_Brief_
Write out each line of the listing as it stands, without the images.

Collection entries:
════

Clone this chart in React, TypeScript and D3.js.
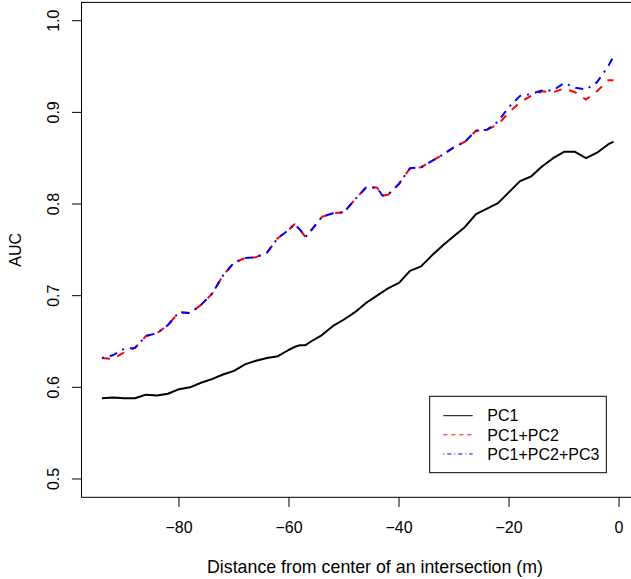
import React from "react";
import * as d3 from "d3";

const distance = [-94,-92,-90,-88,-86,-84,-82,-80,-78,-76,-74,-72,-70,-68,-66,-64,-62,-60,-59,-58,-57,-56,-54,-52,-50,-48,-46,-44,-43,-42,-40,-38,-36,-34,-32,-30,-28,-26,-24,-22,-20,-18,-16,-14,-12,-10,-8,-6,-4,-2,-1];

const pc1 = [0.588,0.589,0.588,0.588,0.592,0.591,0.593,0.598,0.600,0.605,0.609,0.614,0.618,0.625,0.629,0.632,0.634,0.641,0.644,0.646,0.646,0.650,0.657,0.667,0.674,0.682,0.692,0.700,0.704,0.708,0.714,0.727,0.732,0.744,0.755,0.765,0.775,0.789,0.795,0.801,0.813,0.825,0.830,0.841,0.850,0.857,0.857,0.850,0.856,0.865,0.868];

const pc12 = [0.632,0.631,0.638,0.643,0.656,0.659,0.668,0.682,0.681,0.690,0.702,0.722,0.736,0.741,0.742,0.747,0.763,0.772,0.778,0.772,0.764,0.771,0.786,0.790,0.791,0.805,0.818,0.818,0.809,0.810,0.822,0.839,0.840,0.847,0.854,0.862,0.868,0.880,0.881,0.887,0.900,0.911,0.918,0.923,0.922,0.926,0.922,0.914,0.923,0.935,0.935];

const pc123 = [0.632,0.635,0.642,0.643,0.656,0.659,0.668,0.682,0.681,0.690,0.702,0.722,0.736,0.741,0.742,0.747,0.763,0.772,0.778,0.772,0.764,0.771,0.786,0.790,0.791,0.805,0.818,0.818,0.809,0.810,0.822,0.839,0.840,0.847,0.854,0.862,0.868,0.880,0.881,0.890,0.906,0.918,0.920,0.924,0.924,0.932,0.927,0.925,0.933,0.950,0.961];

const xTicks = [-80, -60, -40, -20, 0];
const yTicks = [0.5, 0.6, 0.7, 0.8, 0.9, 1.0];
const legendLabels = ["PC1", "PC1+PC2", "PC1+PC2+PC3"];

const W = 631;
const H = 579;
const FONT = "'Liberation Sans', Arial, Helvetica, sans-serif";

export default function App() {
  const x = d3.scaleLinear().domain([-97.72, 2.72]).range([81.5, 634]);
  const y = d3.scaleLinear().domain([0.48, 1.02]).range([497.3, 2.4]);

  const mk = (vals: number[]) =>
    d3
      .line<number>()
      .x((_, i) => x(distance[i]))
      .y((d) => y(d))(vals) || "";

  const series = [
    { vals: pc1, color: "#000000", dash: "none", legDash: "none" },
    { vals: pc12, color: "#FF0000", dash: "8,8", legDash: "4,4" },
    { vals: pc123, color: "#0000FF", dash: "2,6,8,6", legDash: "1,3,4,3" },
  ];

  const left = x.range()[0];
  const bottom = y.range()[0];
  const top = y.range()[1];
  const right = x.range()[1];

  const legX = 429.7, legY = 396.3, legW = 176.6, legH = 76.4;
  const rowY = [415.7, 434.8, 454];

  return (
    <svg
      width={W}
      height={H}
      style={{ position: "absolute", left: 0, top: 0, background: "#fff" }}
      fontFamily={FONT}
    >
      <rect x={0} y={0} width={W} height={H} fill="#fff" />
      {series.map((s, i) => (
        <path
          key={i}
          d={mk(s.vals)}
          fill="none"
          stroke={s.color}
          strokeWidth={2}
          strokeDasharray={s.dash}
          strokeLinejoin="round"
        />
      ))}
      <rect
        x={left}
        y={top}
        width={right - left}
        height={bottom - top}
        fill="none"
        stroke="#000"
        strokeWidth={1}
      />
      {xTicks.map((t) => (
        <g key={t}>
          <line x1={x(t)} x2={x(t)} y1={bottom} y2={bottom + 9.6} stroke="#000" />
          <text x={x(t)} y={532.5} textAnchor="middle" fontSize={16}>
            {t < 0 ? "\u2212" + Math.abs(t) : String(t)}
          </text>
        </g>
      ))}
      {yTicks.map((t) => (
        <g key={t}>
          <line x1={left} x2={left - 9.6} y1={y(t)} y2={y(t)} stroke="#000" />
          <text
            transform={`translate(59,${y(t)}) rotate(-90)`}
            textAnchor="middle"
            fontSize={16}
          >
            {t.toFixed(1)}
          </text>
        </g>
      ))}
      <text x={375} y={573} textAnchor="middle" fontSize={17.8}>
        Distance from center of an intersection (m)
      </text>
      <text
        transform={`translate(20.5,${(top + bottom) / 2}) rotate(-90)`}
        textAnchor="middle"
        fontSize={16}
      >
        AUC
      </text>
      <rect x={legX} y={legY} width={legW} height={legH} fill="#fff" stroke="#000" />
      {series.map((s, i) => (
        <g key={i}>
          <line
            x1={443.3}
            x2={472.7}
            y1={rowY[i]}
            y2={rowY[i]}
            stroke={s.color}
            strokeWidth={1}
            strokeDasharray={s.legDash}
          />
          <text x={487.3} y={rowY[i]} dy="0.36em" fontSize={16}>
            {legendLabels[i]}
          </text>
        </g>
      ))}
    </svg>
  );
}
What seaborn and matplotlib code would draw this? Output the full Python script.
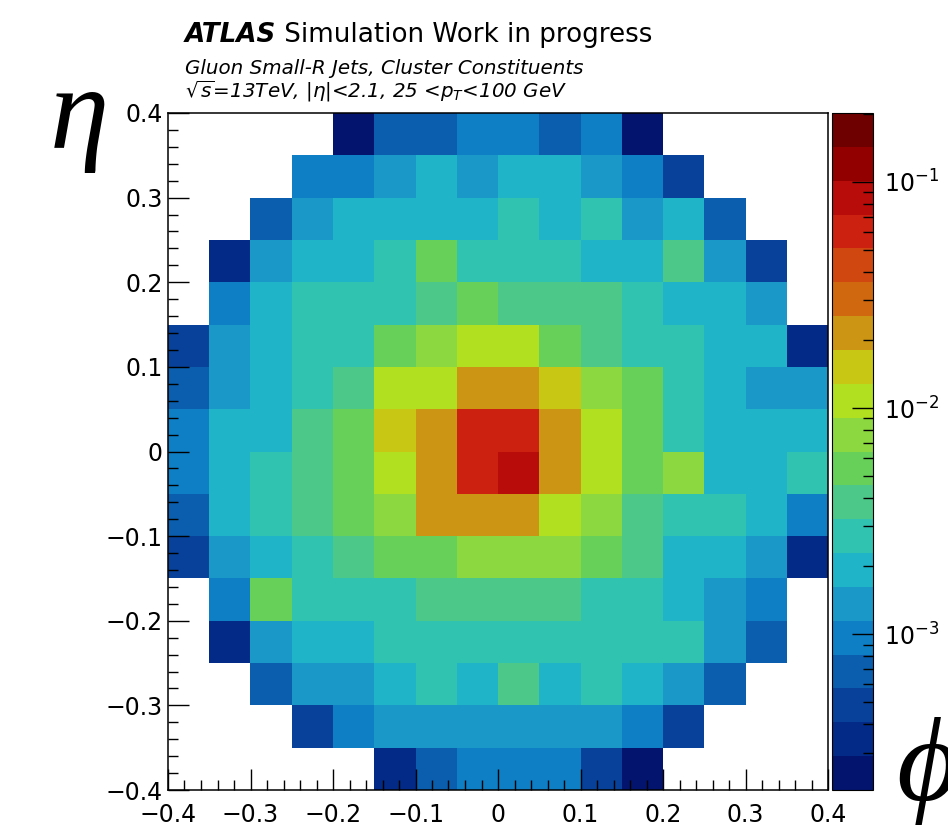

════

_The reply_
Clone this chart in React, TypeScript and D3.js.
import React from "react";
import * as d3 from "d3";

const distance = [-94,-92,-90,-88,-86,-84,-82,-80,-78,-76,-74,-72,-70,-68,-66,-64,-62,-60,-59,-58,-57,-56,-54,-52,-50,-48,-46,-44,-43,-42,-40,-38,-36,-34,-32,-30,-28,-26,-24,-22,-20,-18,-16,-14,-12,-10,-8,-6,-4,-2,-1];

const pc1 = [0.588,0.589,0.588,0.588,0.592,0.591,0.593,0.598,0.600,0.605,0.609,0.614,0.618,0.625,0.629,0.632,0.634,0.641,0.644,0.646,0.646,0.650,0.657,0.667,0.674,0.682,0.692,0.700,0.704,0.708,0.714,0.727,0.732,0.744,0.755,0.765,0.775,0.789,0.795,0.801,0.813,0.825,0.830,0.841,0.850,0.857,0.857,0.850,0.856,0.865,0.868];

const pc12 = [0.632,0.631,0.638,0.643,0.656,0.659,0.668,0.682,0.681,0.690,0.702,0.722,0.736,0.741,0.742,0.747,0.763,0.772,0.778,0.772,0.764,0.771,0.786,0.790,0.791,0.805,0.818,0.818,0.809,0.810,0.822,0.839,0.840,0.847,0.854,0.862,0.868,0.880,0.881,0.887,0.900,0.911,0.918,0.923,0.922,0.926,0.922,0.914,0.923,0.935,0.935];

const pc123 = [0.632,0.635,0.642,0.643,0.656,0.659,0.668,0.682,0.681,0.690,0.702,0.722,0.736,0.741,0.742,0.747,0.763,0.772,0.778,0.772,0.764,0.771,0.786,0.790,0.791,0.805,0.818,0.818,0.809,0.810,0.822,0.839,0.840,0.847,0.854,0.862,0.868,0.880,0.881,0.890,0.906,0.918,0.920,0.924,0.924,0.932,0.927,0.925,0.933,0.950,0.961];

const xTicks = [-80, -60, -40, -20, 0];
const yTicks = [0.5, 0.6, 0.7, 0.8, 0.9, 1.0];
const legendLabels = ["PC1", "PC1+PC2", "PC1+PC2+PC3"];

const W = 631;
const H = 579;
const FONT = "'Liberation Sans', Arial, Helvetica, sans-serif";

export default function App() {
  const x = d3.scaleLinear().domain([-97.72, 2.72]).range([81.5, 634]);
  const y = d3.scaleLinear().domain([0.48, 1.02]).range([497.3, 2.4]);

  const mk = (vals: number[]) =>
    d3
      .line<number>()
      .x((_, i) => x(distance[i]))
      .y((d) => y(d))(vals) || "";

  const series = [
    { vals: pc1, color: "#000000", dash: "none", legDash: "none" },
    { vals: pc12, color: "#FF0000", dash: "8,8", legDash: "4,4" },
    { vals: pc123, color: "#0000FF", dash: "2,6,8,6", legDash: "1,3,4,3" },
  ];

  const left = x.range()[0];
  const bottom = y.range()[0];
  const top = y.range()[1];
  const right = x.range()[1];

  const legX = 429.7, legY = 396.3, legW = 176.6, legH = 76.4;
  const rowY = [415.7, 434.8, 454];

  return (
    <svg
      width={W}
      height={H}
      style={{ position: "absolute", left: 0, top: 0, background: "#fff" }}
      fontFamily={FONT}
    >
      <rect x={0} y={0} width={W} height={H} fill="#fff" />
      {series.map((s, i) => (
        <path
          key={i}
          d={mk(s.vals)}
          fill="none"
          stroke={s.color}
          strokeWidth={2}
          strokeDasharray={s.dash}
          strokeLinejoin="round"
        />
      ))}
      <rect
        x={left}
        y={top}
        width={right - left}
        height={bottom - top}
        fill="none"
        stroke="#000"
        strokeWidth={1}
      />
      {xTicks.map((t) => (
        <g key={t}>
          <line x1={x(t)} x2={x(t)} y1={bottom} y2={bottom + 9.6} stroke="#000" />
          <text x={x(t)} y={532.5} textAnchor="middle" fontSize={16}>
            {t < 0 ? "\u2212" + Math.abs(t) : String(t)}
          </text>
        </g>
      ))}
      {yTicks.map((t) => (
        <g key={t}>
          <line x1={left} x2={left - 9.6} y1={y(t)} y2={y(t)} stroke="#000" />
          <text
            transform={`translate(59,${y(t)}) rotate(-90)`}
            textAnchor="middle"
            fontSize={16}
          >
            {t.toFixed(1)}
          </text>
        </g>
      ))}
      <text x={375} y={573} textAnchor="middle" fontSize={17.8}>
        Distance from center of an intersection (m)
      </text>
      <text
        transform={`translate(20.5,${(top + bottom) / 2}) rotate(-90)`}
        textAnchor="middle"
        fontSize={16}
      >
        AUC
      </text>
      <rect x={legX} y={legY} width={legW} height={legH} fill="#fff" stroke="#000" />
      {series.map((s, i) => (
        <g key={i}>
          <line
            x1={443.3}
            x2={472.7}
            y1={rowY[i]}
            y2={rowY[i]}
            stroke={s.color}
            strokeWidth={1}
            strokeDasharray={s.legDash}
          />
          <text x={487.3} y={rowY[i]} dy="0.36em" fontSize={16}>
            {legendLabels[i]}
          </text>
        </g>
      ))}
    </svg>
  );
}
What seaborn and matplotlib code would draw this? Output the full Python script.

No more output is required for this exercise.